Après, il y a eu d’autres hommes moins beaux, moins généreux. Puis, la drogue «pour ne rien ressentir», les bars, la rue et toujours la peur. Cette peur de tous, omniprésente. «J’avais besoin qu’un homme me paie pour me sentir femme, jolie, valable, attrayante. Aujourd’hui, je n’en ai plus besoin. Je sais qui je suis. Mes besoins se sont modifiés. L’argent ne m’intéresse plus. À l’époque, «paraître» était très important pour moi. Et puis, dans ce milieu, tu dois bien paraître. Pour cela, j’avais besoin d’argent. C’était un cercle vicieux!»

Sortir de la prostitution

Sortie de la prostitution depuis plusieurs années, Laura me dit avoir enfin trouvé la tranquillité.

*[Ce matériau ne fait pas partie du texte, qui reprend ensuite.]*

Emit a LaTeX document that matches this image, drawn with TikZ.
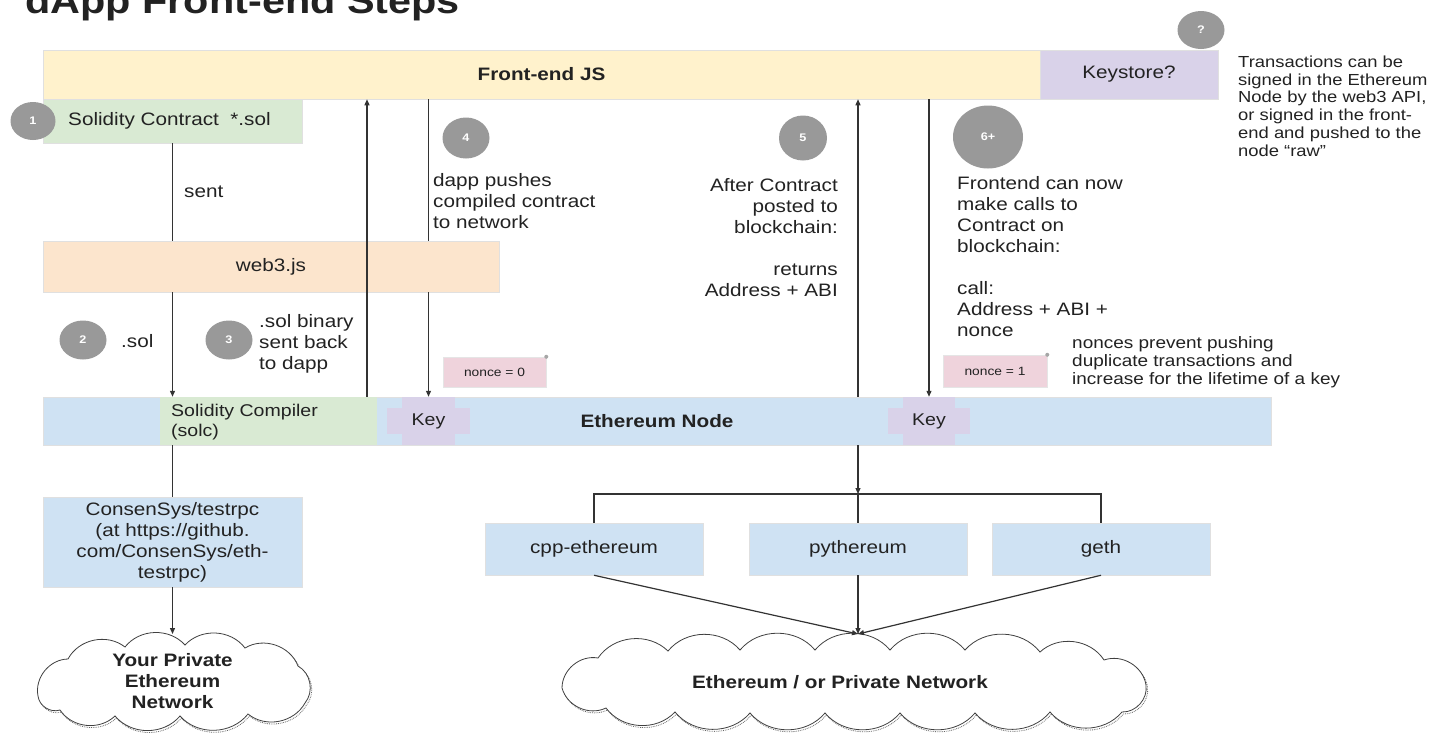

Comme toutes les personnes qui font ou ont fait de la prostitution, Laura nous rappelle par son histoire, qu’au-delà de l’étiquette «prostituée» ou «ex-prostituée», elle est avant tout une personne…

Aujourd’hui, elle renoue tout doucement avec ses parents. Ils se parlent, se rencontrent de temps en temps. «Je crois que mes parents, parce qu’ils ont vieilli, seraient de meilleurs parents aujourd’hui.»